_STATED PROBLEM_
Only the lines from the start of the material through the line containing "(0,0) rectangle (1040,941);" are to be extracted, exactly as they appear.

╔══

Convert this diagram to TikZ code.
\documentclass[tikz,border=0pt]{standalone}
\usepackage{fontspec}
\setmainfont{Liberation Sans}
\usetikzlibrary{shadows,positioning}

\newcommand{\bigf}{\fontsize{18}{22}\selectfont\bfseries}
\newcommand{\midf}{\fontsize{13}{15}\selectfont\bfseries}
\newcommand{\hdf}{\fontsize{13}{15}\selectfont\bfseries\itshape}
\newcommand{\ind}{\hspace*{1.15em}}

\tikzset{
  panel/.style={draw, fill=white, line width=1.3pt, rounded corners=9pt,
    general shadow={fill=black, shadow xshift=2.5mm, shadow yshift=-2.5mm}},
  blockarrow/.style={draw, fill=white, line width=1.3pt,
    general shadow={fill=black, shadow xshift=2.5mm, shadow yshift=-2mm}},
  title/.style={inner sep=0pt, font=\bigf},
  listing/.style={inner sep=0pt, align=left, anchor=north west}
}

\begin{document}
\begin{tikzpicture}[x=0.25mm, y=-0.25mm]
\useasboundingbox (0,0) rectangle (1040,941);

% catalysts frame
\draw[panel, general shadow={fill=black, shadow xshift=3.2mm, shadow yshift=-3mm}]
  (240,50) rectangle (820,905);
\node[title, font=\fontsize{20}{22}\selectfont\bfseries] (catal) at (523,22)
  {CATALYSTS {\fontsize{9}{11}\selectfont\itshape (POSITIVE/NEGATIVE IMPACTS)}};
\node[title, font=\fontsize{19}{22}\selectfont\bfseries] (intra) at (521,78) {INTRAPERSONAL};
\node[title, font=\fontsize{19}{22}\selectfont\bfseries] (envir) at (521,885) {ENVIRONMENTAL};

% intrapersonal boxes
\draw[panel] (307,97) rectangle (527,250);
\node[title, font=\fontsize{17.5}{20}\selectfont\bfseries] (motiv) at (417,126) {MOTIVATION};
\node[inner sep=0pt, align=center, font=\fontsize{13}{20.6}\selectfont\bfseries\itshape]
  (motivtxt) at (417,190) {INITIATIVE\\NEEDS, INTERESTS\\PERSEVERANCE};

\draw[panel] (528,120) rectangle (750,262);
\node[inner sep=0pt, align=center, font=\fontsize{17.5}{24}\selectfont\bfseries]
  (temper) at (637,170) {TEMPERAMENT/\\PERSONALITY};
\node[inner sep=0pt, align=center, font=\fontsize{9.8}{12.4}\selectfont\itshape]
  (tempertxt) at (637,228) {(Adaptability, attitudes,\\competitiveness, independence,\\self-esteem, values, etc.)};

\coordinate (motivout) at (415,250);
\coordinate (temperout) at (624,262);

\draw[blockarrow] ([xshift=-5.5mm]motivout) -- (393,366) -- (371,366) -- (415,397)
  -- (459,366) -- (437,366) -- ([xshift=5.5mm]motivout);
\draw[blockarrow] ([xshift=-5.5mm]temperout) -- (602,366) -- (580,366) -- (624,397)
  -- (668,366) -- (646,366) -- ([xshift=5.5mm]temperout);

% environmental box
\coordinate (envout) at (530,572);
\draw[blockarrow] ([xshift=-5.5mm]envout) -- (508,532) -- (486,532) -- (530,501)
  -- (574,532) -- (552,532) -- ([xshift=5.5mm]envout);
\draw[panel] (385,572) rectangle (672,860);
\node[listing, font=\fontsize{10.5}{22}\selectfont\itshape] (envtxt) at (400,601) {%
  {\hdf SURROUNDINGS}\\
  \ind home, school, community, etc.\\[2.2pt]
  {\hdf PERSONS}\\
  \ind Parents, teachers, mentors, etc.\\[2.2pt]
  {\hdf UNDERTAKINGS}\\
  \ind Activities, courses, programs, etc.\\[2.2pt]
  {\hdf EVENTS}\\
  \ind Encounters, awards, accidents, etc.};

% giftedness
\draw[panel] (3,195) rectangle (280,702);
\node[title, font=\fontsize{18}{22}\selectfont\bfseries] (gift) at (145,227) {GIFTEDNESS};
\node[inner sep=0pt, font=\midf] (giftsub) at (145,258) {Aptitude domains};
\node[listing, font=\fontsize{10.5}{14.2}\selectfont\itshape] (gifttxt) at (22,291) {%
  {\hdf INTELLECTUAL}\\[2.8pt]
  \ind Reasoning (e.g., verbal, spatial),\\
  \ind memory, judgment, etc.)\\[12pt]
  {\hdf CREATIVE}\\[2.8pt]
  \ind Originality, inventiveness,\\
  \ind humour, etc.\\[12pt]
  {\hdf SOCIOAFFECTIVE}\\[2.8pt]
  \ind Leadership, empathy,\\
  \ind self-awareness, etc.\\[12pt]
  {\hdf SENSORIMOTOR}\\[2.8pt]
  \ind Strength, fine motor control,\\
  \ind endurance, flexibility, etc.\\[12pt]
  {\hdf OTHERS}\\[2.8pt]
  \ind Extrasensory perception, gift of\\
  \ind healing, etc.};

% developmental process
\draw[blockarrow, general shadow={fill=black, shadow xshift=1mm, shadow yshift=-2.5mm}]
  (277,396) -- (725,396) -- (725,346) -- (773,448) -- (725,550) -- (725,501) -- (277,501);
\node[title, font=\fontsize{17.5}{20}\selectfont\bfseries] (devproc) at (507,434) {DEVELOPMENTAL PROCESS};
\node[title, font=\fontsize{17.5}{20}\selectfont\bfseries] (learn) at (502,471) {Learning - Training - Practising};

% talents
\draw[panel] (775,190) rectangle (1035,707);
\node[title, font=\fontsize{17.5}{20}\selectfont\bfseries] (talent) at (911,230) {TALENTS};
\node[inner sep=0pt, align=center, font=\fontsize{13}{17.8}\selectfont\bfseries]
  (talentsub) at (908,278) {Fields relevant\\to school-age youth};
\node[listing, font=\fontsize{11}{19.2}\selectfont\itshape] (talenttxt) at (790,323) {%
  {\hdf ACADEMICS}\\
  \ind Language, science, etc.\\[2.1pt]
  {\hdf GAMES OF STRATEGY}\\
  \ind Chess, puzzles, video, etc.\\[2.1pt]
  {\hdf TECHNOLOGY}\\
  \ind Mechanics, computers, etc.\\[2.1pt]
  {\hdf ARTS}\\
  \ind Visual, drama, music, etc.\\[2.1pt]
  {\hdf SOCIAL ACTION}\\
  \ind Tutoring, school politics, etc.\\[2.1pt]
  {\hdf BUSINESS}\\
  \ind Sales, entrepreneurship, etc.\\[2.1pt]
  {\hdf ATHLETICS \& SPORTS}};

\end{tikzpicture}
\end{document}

╚══

_TASK RESPONSE_
Convert this diagram to TikZ code.
\documentclass[tikz,border=0pt]{standalone}
\usepackage{fontspec}
\setmainfont{Liberation Sans}
\usetikzlibrary{shadows,positioning}

\newcommand{\bigf}{\fontsize{18}{22}\selectfont\bfseries}
\newcommand{\midf}{\fontsize{13}{15}\selectfont\bfseries}
\newcommand{\hdf}{\fontsize{13}{15}\selectfont\bfseries\itshape}
\newcommand{\ind}{\hspace*{1.15em}}

\tikzset{
  panel/.style={draw, fill=white, line width=1.3pt, rounded corners=9pt,
    general shadow={fill=black, shadow xshift=2.5mm, shadow yshift=-2.5mm}},
  blockarrow/.style={draw, fill=white, line width=1.3pt,
    general shadow={fill=black, shadow xshift=2.5mm, shadow yshift=-2mm}},
  title/.style={inner sep=0pt, font=\bigf},
  listing/.style={inner sep=0pt, align=left, anchor=north west}
}

\begin{document}
\begin{tikzpicture}[x=0.25mm, y=-0.25mm]
\useasboundingbox (0,0) rectangle (1040,941);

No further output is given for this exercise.